“Packing” small jobs into larger ones with multi job launcher

With today’s multiprocessor and multi-node machines, it’s possible to get a lot of computing done quickly by exploiting parallelism. If you have many independent workflows to run, FireWorks makes this process simple and automatic with the multi-job launcher. For example, you might want to simultaneously run 4 workflows over 4 cores, or 4 16-core parallel job workflows over 64 cores.

Parallelizing serial jobs on a single multicore machine

If you have a single machine (e.g. workstation or laptop) with multiple cores, it’s easy to use all your cores to execute your workflows in parallel. Simply add your workflows to the LaunchPad, and then type:

mlaunch <NP>

where <NP> is the number of processing cores. For example, mlaunch 4 would execute 4 workflows in parallel so that each core handles one workflow.

Note

The mlaunch command has several useful options. Type mlaunch -h to see them listed. In particular, the --nlaunches option configures how many jobs are run consecutively in serial per core.

Parallelizing serial jobs over several (interconnected) multicore machines

If you have several interconnected machines, you will need to install MPI to run jobs in parallel. Fortunately, the command to run serial jobs, one per processor, is simple after MPI installation:

<MPIEXEC> -n <NP> rlaunch rapidfire

where <MPIEXEC> is your MPI executable and <NP> is the total number of processors over all machines. Examples might be mpirun -n 128 rlaunch rapidfire, or mpiexec -n 8 rlaunch rapidfire, depending on your flavor of MPI.

If you are familiar with MPI and FireWorks, you will recognize that this mode of operation is nothing special; we are just submitting the rlaunch rapidfire command over all cores using MPI. The rlaunch rapidfire doesn’t do anything different when run through MPI (it is not parallelized). It is the same rlaunch rapidfire from the introductory tutorials, and you can give it any of the same options as normal.

One note about this method is that unlike the special mlaunch command, no attempt is made to minimize database connections or improve database performance by sharing data between processes. So, there may be a fundamental limit to how much you can scale, depending on the performance and settings of your MongoDB server.

Parallelizing parallel jobs over several (interconnected) multicore machines

Your workflow itself might involve executing a parallel code. This means that somewhere in your FireTask, an MPI executable like mpirun, mpi_exec, or aprun is being called. In this case, the basic command to type is:

mlaunch <NP/PPJOB>

where <NP/PPJOB> is the total number of processors divided by the number of processors per job. For example, if you have 64 total processors available and each of your workflows involves an mpiexec -n 16 command, you would type mlaunch 4 to set in motion 4 jobs that each will use 16 cores.

Note

The mlaunch command has several useful options. Type mlaunch -h to see them listed. In particular, the --nlaunches option configures how many jobs are run consecutively in serial per parallel process.

Access to nodefile

If you need to access the NODEFILE from within your FireTask, you should modify the command to be:

mlaunch <NP/PPJOB> --ppn <PPN> --nodefile <NODEFILE>

Here, NODEFILE is the location of your NODEFILE (or alternatively the name of an environment variable that points to your NODEFILE), and PPN is the number of processors per node. Then, inside your FireTask you will be able to access the parameters FWData().NODE_LIST and FWData().SUB_NPROCS to design your parallel run.
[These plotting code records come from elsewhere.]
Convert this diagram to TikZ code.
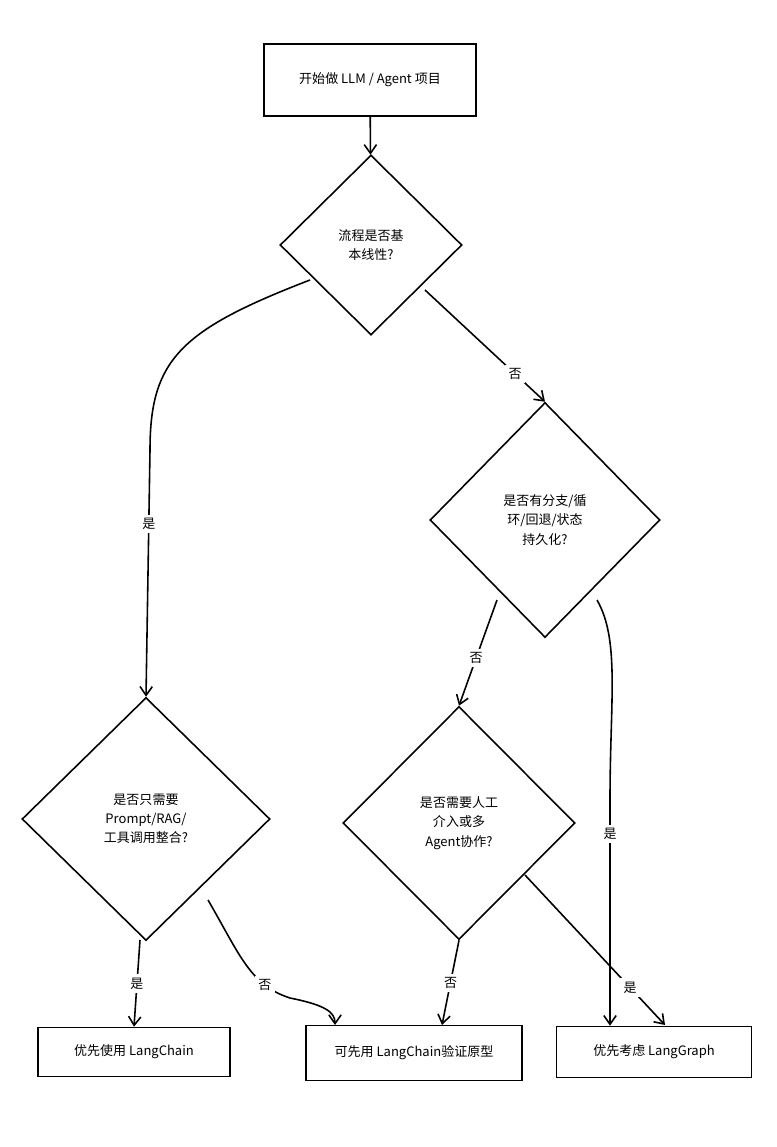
\documentclass[tikz,border=0pt]{standalone}
\usepackage{fontspec}
\setmainfont{Noto Sans CJK SC}
\usetikzlibrary{shapes.geometric,arrows.meta}
\begin{document}
\begin{tikzpicture}[x=0.02cm,y=-0.02cm,
  every node/.style={font=\fontsize{7.4}{11}\selectfont},
  box/.style={draw,line width=0.9pt,align=center,inner sep=0pt},
  dia/.style={draw,diamond,line width=0.9pt,align=center,inner sep=0pt},
  arr/.style={line width=0.9pt,-{Straight Barb[length=5pt,width=7pt]}},
  lab/.style={fill=white,inner sep=2pt}]
\useasboundingbox (0,0) rectangle (777,1147);
\node[box,minimum width=212*0.02cm,minimum height=72*0.02cm] (s) at (370,80) {开始做 LLM / Agent 项目};
\node[dia,minimum width=182*0.02cm,minimum height=180*0.02cm] (d1) at (371,245) {流程是否基\\本线性?};
\node[dia,minimum width=230*0.02cm,minimum height=235*0.02cm] (d2) at (545,520) {是否有分支/循\\环/回退/状态\\持久化?};
\node[dia,minimum width=248*0.02cm,minimum height=243*0.02cm] (d3) at (146,819) {是否只需要\\Prompt/RAG/\\工具调用整合?};
\node[dia,minimum width=232*0.02cm,minimum height=233*0.02cm] (d4) at (459,823) {是否需要人工\\介入或多\\Agent协作?};
\node[box,minimum width=192*0.02cm,minimum height=49*0.02cm] (b1) at (134,1052) {优先使用 LangChain};
\node[box,minimum width=216*0.02cm,minimum height=55*0.02cm] (b2) at (414,1053) {可先用 LangChain验证原型};
\node[box,minimum width=195*0.02cm,minimum height=51*0.02cm] (b3) at (654,1052) {优先考虑 LangGraph};
\coordinate (p1) at (310,280);
\coordinate (p2) at (425,290);
\coordinate (p3) at (497,600);
\coordinate (p4) at (597,600);
\coordinate (p5) at (140,940);
\coordinate (p6) at (208,900);
\coordinate (p7) at (525,875);
\draw[arr] (s) -- (d1);
\draw[arr] (p1) .. controls (180,330) and (150,360) .. (150,450) -- (d3.north) node[lab,pos=0.3] {是};
\draw[arr] (p2) -- (d2.north) node[lab,pos=0.75] {否};
\draw[arr] (p3) -- (d4.north) node[lab,pos=0.55] {否};
\draw[arr] (p4) .. controls (620,640) and (610,700) .. (610,800) -- (b3.north-|610,0) node[lab,pos=0.15] {是};
\draw[arr] (p5) -- (b1.north) node[lab,pos=0.5] {是};
\draw[arr] (p6) .. controls (240,955) and (250,985) .. (290,998) node[lab,pos=0.75] {否} .. controls (325,1005) and (335,1012) .. (335,1025);
\draw[arr] (d4.south) -- (442,1025) node[lab,pos=0.5] {否};
\draw[arr] (p7) -- (665,1025) node[lab,pos=0.75] {是};
\end{tikzpicture}
\end{document}
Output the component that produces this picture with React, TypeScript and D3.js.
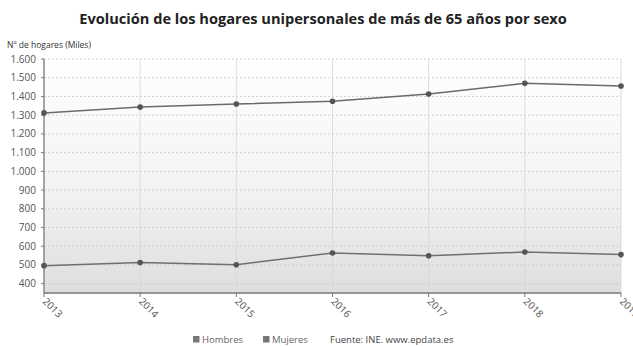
import React from "react";
import * as d3 from "d3";

const years = ["2013", "2014", "2015", "2016", "2017", "2018", "2019"];
const hombres = [496, 513, 501, 564, 549, 569, 555];
const mujeres = [1312, 1343, 1360, 1374, 1413, 1470, 1456];
const yTicks = [400, 500, 600, 700, 800, 900, 1000, 1100, 1200, 1300, 1400, 1500, 1600];

const W = 633;
const H = 346;
const margin = { left: 44, right: 12, top: 59, bottom: 53 };

const fmt = (v: number) => d3.format(",")(v).replace(/,/g, ".");

export default function App() {
  const x = d3
    .scalePoint<string>()
    .domain(years)
    .range([margin.left, W - margin.right]);
  const y = d3
    .scaleLinear()
    .domain([350, 1600])
    .range([H - margin.bottom, margin.top]);

  const line = d3
    .line<number>()
    .x((_, i) => x(years[i]) as number)
    .y((d) => y(d));

  const series = [
    { name: "Hombres", values: hombres, color: "#6f6f6f" },
    { name: "Mujeres", values: mujeres, color: "#6a6a6a" },
  ];

  const x0 = margin.left;
  const x1 = W - margin.right;
  const yTop = y(1600);
  const yBot = y(350);

  return (
    <svg
      width={W}
      height={H}
      style={{ position: "absolute", left: 0, top: 0, fontFamily: "'Open Sans', sans-serif" }}
    >
      <defs>
        <linearGradient id="plotBg" x1="0" y1="0" x2="0" y2="1">
          <stop offset="0%" stopColor="#ffffff" />
          <stop offset="55%" stopColor="#f3f3f3" />
          <stop offset="100%" stopColor="#dedede" />
        </linearGradient>
      </defs>
      <rect x={0} y={0} width={W} height={H} fill="#ffffff" />
      <text
        x={323}
        y={24}
        textAnchor="middle"
        fontSize={14.6}
        fontWeight={700}
        fill="#222"
      >
        Evolución de los hogares unipersonales de más de 65 años por sexo
      </text>
      <text x={7} y={48} fontSize={8.5} fill="#333">
        Nº de hogares (Miles)
      </text>

      <rect x={x0} y={yTop} width={x1 - x0} height={yBot - yTop} fill="url(#plotBg)" />

      {yTicks.map((t) => (
        <g key={t}>
          <line
            x1={x0}
            x2={x1}
            y1={y(t)}
            y2={y(t)}
            stroke="#c8c8c8"
            strokeWidth={0.8}
            strokeDasharray="2,2"
          />
          <line x1={x0 - 3} x2={x0} y1={y(t)} y2={y(t)} stroke="#777" strokeWidth={1} />
          <text
            x={x0 - 8}
            y={y(t)}
            dy="0.35em"
            textAnchor="end"
            fontSize={10}
            fill="#555"
          >
            {fmt(t)}
          </text>
        </g>
      ))}

      {years.map((yr) => (
        <g key={yr}>
          <line
            x1={x(yr)}
            x2={x(yr)}
            y1={yTop}
            y2={yBot}
            stroke="#d6d6d6"
            strokeWidth={0.8}
          />
          <line x1={x(yr)} x2={x(yr)} y1={yBot} y2={yBot + 4} stroke="#777" strokeWidth={1} />
          <text
            transform={`translate(${(x(yr) as number) - 2},${yBot + 9}) rotate(45)`}
            fontSize={10}
            fill="#555"
          >
            {yr}
          </text>
        </g>
      ))}

      <line x1={x0} x2={x0} y1={yTop} y2={yBot} stroke="#777" strokeWidth={1.2} />
      <line x1={x0} x2={x1} y1={yBot} y2={yBot} stroke="#777" strokeWidth={1.5} />

      {series.map((s) => (
        <g key={s.name}>
          <path d={line(s.values) || ""} fill="none" stroke={s.color} strokeWidth={1.5} />
          {s.values.map((v, i) => (
            <circle key={i} cx={x(years[i])} cy={y(v)} r={2.8} fill="#555" />
          ))}
        </g>
      ))}

      <g fontSize={9.5} fill="#666">
        {series.map((s, i) => (
          <g key={s.name} transform={`translate(${193 + i * 70},${343})`}>
            <rect x={0} y={-7} width={6.5} height={6.5} fill="#777" />
            <text x={9} y={0}>
              {s.name}
            </text>
          </g>
        ))}
        <text x={330} y={343} fill="#444">
          Fuente: INE. www.epdata.es
        </text>
      </g>
    </svg>
  );
}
Using multi job launching with a queue

It is easy to configure your queue script so that each queued job runs multiple FireWorks in parallel. In your my_qadapter.yaml file, you should modify the rocket_launch key to be one of the mlaunch scripts described above (remember to add the number of jobs, e.g. mlaunch 4, as well as config file paths). Then, when the queued job “wakes up” and starts running, it will execute multiple jobs using mlaunch instead of single job using the basic rlaunch.

A note on “packing” and heterogeneous jobs

The multi job launcher does not actually “pack” jobs the way a queue scheduler does. Rather, it just runs a fixed number of workflows in parallel. In particular, the multi-job launcher is designed to simultaneously run workflows with homogeneous computing requirements. If your workflows are not homogeneous (e.g., some workflows require more processors than others), we suggest you set up your FireWorker for mlaunch so that it only pulls jobs with a fixed computing requirement. The FireWorker can be set using the -w or -c option of the mlaunch command, and the configuration for only pulling certain jobs is described in the control tutorial.